Mas, não. Insistimos com nossos enciclopedismos vetustos, ainda que agora façamos isso com computadores e outras parafernálias. Insistimos em ser os mesmos e pretendemos produzir o diferente. Tornamo-nos cegos. Obstinadamente, como um animal com cabresto, insistimos uma vez ou outra para ir adiante, como se, por insistir, fôssemos conseguir.

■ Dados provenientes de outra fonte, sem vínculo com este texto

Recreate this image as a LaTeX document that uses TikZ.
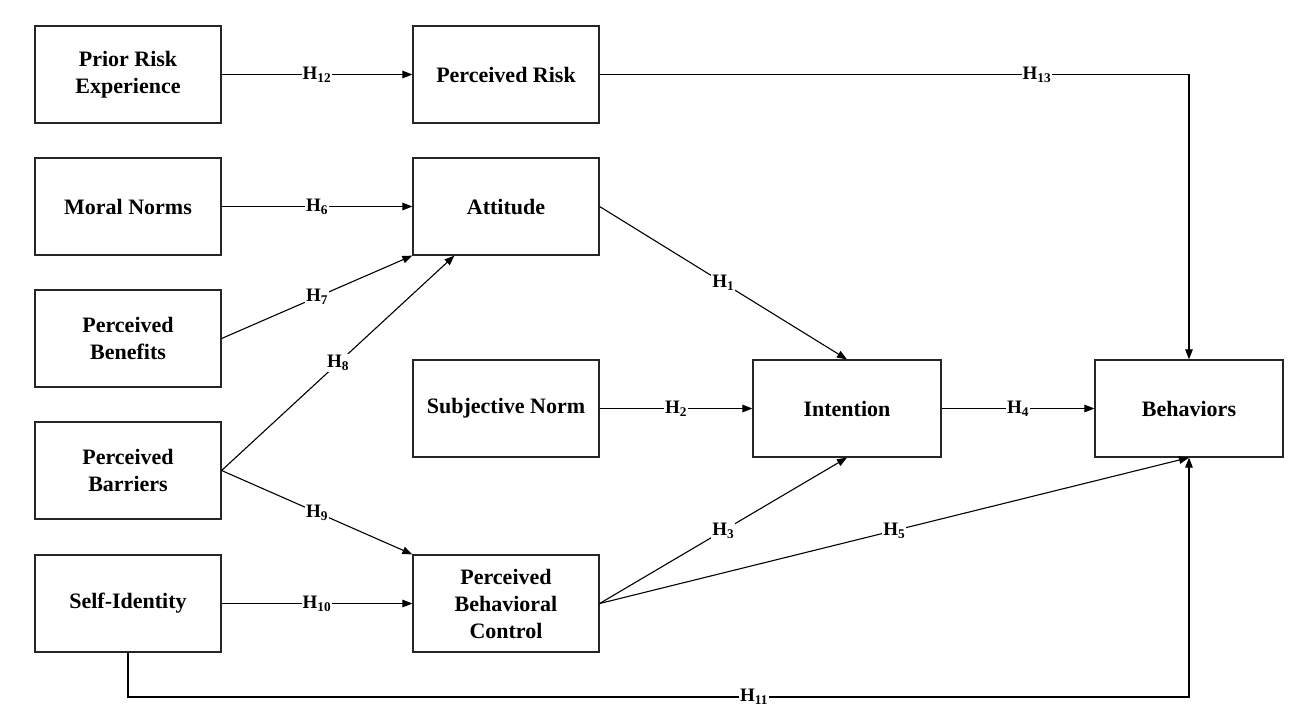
\documentclass[tikz,border=0pt]{standalone}
\usepackage{fontspec}
\setmainfont{Liberation Serif}
\usetikzlibrary{arrows.meta,calc}
\begin{document}
\begin{tikzpicture}[x=1pt,y=-1pt,
  box/.style={draw=black!85,line width=1.2pt,minimum width=186pt,minimum height=97pt,inner sep=0pt,align=center,font=\fontsize{22}{27}\selectfont\bfseries},
  arr/.style={line width=1.1pt,-{Triangle[length=10pt,width=7.5pt]}},
  lbl/.style={fill=white,inner sep=1pt,font=\fontsize{19}{21}\selectfont\bfseries}]
\useasboundingbox (0,0) rectangle (1304,724);
\node[box] (prior) at (128,74.5) {Prior Risk\\Experience};
\node[box] (prisk) at (506,74.5) {Perceived Risk};
\node[box] (moral) at (128,206.5) {Moral Norms};
\node[box] (att) at (506,206.5) {Attitude};
\node[box] (ben) at (128,338.5) {Perceived\\Benefits};
\node[box] (subj) at (506,408.5) {Subjective Norm};
\node[box,minimum width=188pt] (int) at (847,408.5) {Intention};
\node[box,minimum width=188pt] (beh) at (1189,408.5) {Behaviors};
\node[box] (bar) at (128,470.5) {Perceived\\Barriers};
\node[box] (self) at (128,603.5) {Self-Identity};
\node[box] (pbc) at (506,603.5) {Perceived\\Behavioral\\Control};
\coordinate (a8) at ($(att.south west)+(42,0)$);
\coordinate (c11) at (128,697);
\coordinate (d11) at (1189,697);
\draw[arr] (prior.east) -- node[lbl]{H\textsubscript{12}} (prisk.west);
\draw[arr] (prisk.east) -| node[lbl,pos=0.371]{H\textsubscript{13}} (beh.north);
\draw[arr] (moral.east) -- node[lbl]{H\textsubscript{6}} (att.west);
\draw[arr] (ben.east) -- node[lbl]{H\textsubscript{7}} (att.south west);
\draw[arr] (bar.east) -- node[lbl]{H\textsubscript{8}} (a8);
\draw[arr] (bar.east) -- node[lbl]{H\textsubscript{9}} (pbc.north west);
\draw[arr] (self.east) -- node[lbl]{H\textsubscript{10}} (pbc.west);
\draw[arr] (self.south) -- (c11) -- node[lbl,pos=0.59]{H\textsubscript{11}} (d11) -- (beh.south);
\draw[arr] (att.east) -- node[lbl]{H\textsubscript{1}} (int.north);
\draw[arr] (subj.east) -- node[lbl]{H\textsubscript{2}} (int.west);
\draw[arr] (pbc.east) -- node[lbl]{H\textsubscript{3}} (int.south);
\draw[arr] (int.east) -- node[lbl]{H\textsubscript{4}} (beh.west);
\draw[arr] (pbc.east) -- node[lbl]{H\textsubscript{5}} (beh.south);
\end{tikzpicture}
\end{document}
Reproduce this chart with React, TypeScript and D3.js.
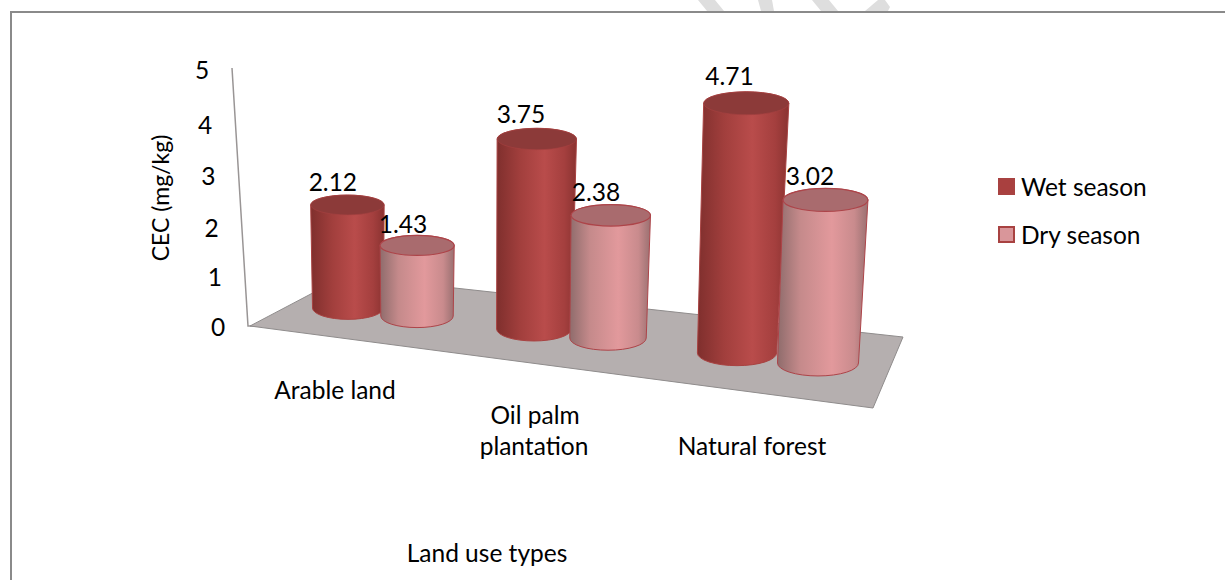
import { useEffect, useRef } from "react";
import * as d3 from "d3";

const categories = ["Arable land", "Oil palm plantation", "Natural forest"];
const seriesNames = ["Wet season", "Dry season"];
const wetValues = [2.12, 3.75, 4.71];
const dryValues = [1.43, 2.38, 3.02];
const tickValues = [0, 1, 2, 3, 4, 5];

const FONT = "Lato, sans-serif";

// bits of the page watermark which stick out above the frame
const watermark = [
	"698,0 715,0 724,11 707,11",
	"758,0 772,0 774,11 761,11",
	"812,0 829,0 838,11 821,11",
	"865,11 878,0 885,0 890,7 888,11",
];

const App = () => {
	const svgRef = useRef<SVGSVGElement>(null);

	useEffect(() => {
		if (!svgRef.current) return;

		const svg = d3.select(svgRef.current);
		svg.selectAll("*").remove();

		// Fake 3D: the floor is a parallelogram, bars stand on it
		const baseX = [
			d3.scaleOrdinal<string, number>(categories, [348, 534, 737]),
			d3.scaleOrdinal<string, number>(categories, [417, 608, 818]),
		];
		const baseY = [
			d3.scaleOrdinal<string, number>(categories, [308, 329, 353]),
			d3.scaleOrdinal<string, number>(categories, [316, 338, 363]),
		];
		// bars nearer the viewer get more pixels per unit
		const unitPx = d3.scaleLinear().domain([308, 363]).range([48.6, 54]);
		const baseRx = d3.scaleLinear().domain([308, 363]).range([35.5, 40.5]);
		const lean = d3.scaleLinear().domain([400, 800]).range([0, 0.044]);

		const tickY = d3
			.scaleLinear()
			.domain([0, 2, 4, 5])
			.range([327, 228, 125, 70]);
		const tickX = d3.scaleLinear().domain([0, 5]).range([218, 202]);

		const defs = svg.append("defs");
		const gradient = (id: string, stops: [number, string][]) => {
			const g = defs.append("linearGradient").attr("id", id);
			stops.forEach(([o, c]) => {
				g.append("stop").attr("offset", o).attr("stop-color", c);
			});
		};
		gradient("wetBody", [
			[0, "#7f2f2d"],
			[0.3, "#a23f3d"],
			[0.6, "#b94c4b"],
			[0.85, "#a43f3e"],
			[1, "#8a3331"],
		]);
		gradient("dryBody", [
			[0, "#8f6c6c"],
			[0.25, "#c58a8b"],
			[0.6, "#e2999c"],
			[0.85, "#c98b8d"],
			[1, "#9a7071"],
		]);

		const seriesStyle = [
			{ body: "url(#wetBody)", top: "#8c3a39", stroke: "#a84241", swatch: "#a9403f" },
			{ body: "url(#dryBody)", top: "#a96b6e", stroke: "#ad4449", swatch: "#d9969a" },
		];

		// Frame, only top and left are drawn
		svg
			.append("g")
			.selectAll("polygon")
			.data(watermark)
			.join("polygon")
			.attr("points", (d) => d)
			.attr("fill", "#dedede");
		svg
			.append("path")
			.attr("d", "M11,580V12H1225")
			.attr("fill", "none")
			.attr("stroke", "#8a8a8a")
			.attr("stroke-width", 2);

		// Wall line and floor
		svg
			.append("path")
			.attr("d", "M232,68L248,326H262")
			.attr("fill", "none")
			.attr("stroke", "#999595")
			.attr("stroke-width", 1.5);
		svg
			.append("polygon")
			.attr("points", "250,326 345,276 903,337 873,408")
			.attr("fill", "#b5afaf")
			.attr("stroke", "#8f8c8c")
			.attr("stroke-width", 1);

		// Bars, wet first so that dry overlaps it
		const allValues = [wetValues, dryValues];
		const labels: { x: number; y: number; text: string }[] = [];
		categories.forEach((cat, c) => {
			allValues.forEach((values, s) => {
				const v = values[c];
				const bx = baseX[s](cat);
				const by = baseY[s](cat);
				const h = v * unitPx(by);
				const tx = bx + h * lean(bx);
				const ty = by - h;
				const rb = baseRx(by);
				const rt = rb + h * 0.012;
				const ryb = rb * 0.32;
				const ryt = rt * 0.27;
				const st = seriesStyle[s];

				const g = svg.append("g");
				g.append("path")
					.attr(
						"d",
						`M${tx - rt},${ty}L${bx - rb},${by}` +
							`A${rb},${ryb} 0 0 0 ${bx + rb},${by}` +
							`L${tx + rt},${ty}` +
							`A${rt},${ryt} 0 0 0 ${tx - rt},${ty}Z`
					)
					.attr("fill", st.body)
					.attr("stroke", st.stroke)
					.attr("stroke-width", 1);
				g.append("ellipse")
					.attr("cx", tx)
					.attr("cy", ty)
					.attr("rx", rt)
					.attr("ry", ryt)
					.attr("fill", st.top)
					.attr("stroke", st.stroke)
					.attr("stroke-width", s === 0 ? 0.6 : 1.2);

				labels.push({
					x: tx - 13 - h * 0.015,
					y: ty - 19 - h * 0.03,
					text: v.toFixed(2),
				});
			});
		});

		const text = (x: number, y: number, t: string, size = 24.5) =>
			svg
				.append("text")
				.attr("x", x)
				.attr("y", y)
				.attr("text-anchor", "middle")
				.attr("dy", "0.35em")
				.attr("font-family", FONT)
				.attr("font-size", size)
				.attr("fill", "#000")
				.text(t);

		labels.forEach((l) => text(l.x, l.y, l.text));

		tickValues.forEach((t) => text(tickX(t), tickY(t), String(t)));

		text(0, 0, "CEC (mg/kg)", 23).attr("x", null).attr("y", null).attr(
			"transform",
			"translate(161,198) rotate(-90)"
		);

		text(335, 390, categories[0]);
		text(535, 415, "Oil palm");
		text(534, 446, "plantation");
		text(752, 446, categories[2]);
		text(487, 553, "Land use types");

		// Legend
		const legendY = d3.scalePoint<string>().domain(seriesNames).range([187, 235]);
		seriesNames.forEach((name, s) => {
			svg
				.append("rect")
				.attr("x", 999)
				.attr("y", legendY(name)! - 8)
				.attr("width", 15)
				.attr("height", 15)
				.attr("fill", seriesStyle[s].swatch)
				.attr("stroke", "#a84241")
				.attr("stroke-width", 2);
			text(1021, legendY(name)!, name).attr("text-anchor", "start");
		});
	}, []);

	return (
		<svg
			ref={svgRef}
			width={1225}
			height={580}
			style={{ position: "absolute", left: 0, top: 0, display: "block" }}
		/>
	);
};

export default App;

E, nisso, o Brasil é igual a todos os demais. Cegos como os outros, que no final somos todos nós. A escola brasileira não vê que o problema é por onde, mais do que como. A educação brasileira não perdeu suas raízes, perdeu seu rumo, que é outra coisa. Como as do resto da América Latina. Todos nós perdemos o rumo, que é o mesmo rumo. Todos nós fomos despistados e repetimo-nos escandalosamente quando, aqui mesmo, diante de nossas faces, o Pisa nos avisa que assim não.

O masoquismo é um traço psicológico depressivo. Não o recomendo. Não gostaria de chegar à conclusão de que nossos sistemas educacionais estão deprimidos, mas é o que parece. O depressivo já não crê nem mesmo no que faz, e não consegue fazer senão o mesmo. Quero pensar que o problema dos sistemas educacionais latino-americanos, e do brasileiro em particular como parte desse ecossistema, é que nos dá medo de alterar as bases estruturais do modelo de ensino-aprendizagem; que nos dá pânico,”que fique assim mesmo!”, e que por isso nos agarramos ao que temos para ver se sobrevivemos um pouco mais.

O medo é legítimo, mas pela perspectiva histórica, não nos desculpará. Devemos armar-nos de coragem e avançar. E nisso, por conta de sua tradição e de seu futuro também, o Brasil poderia e talvez devesse ser o primeiro.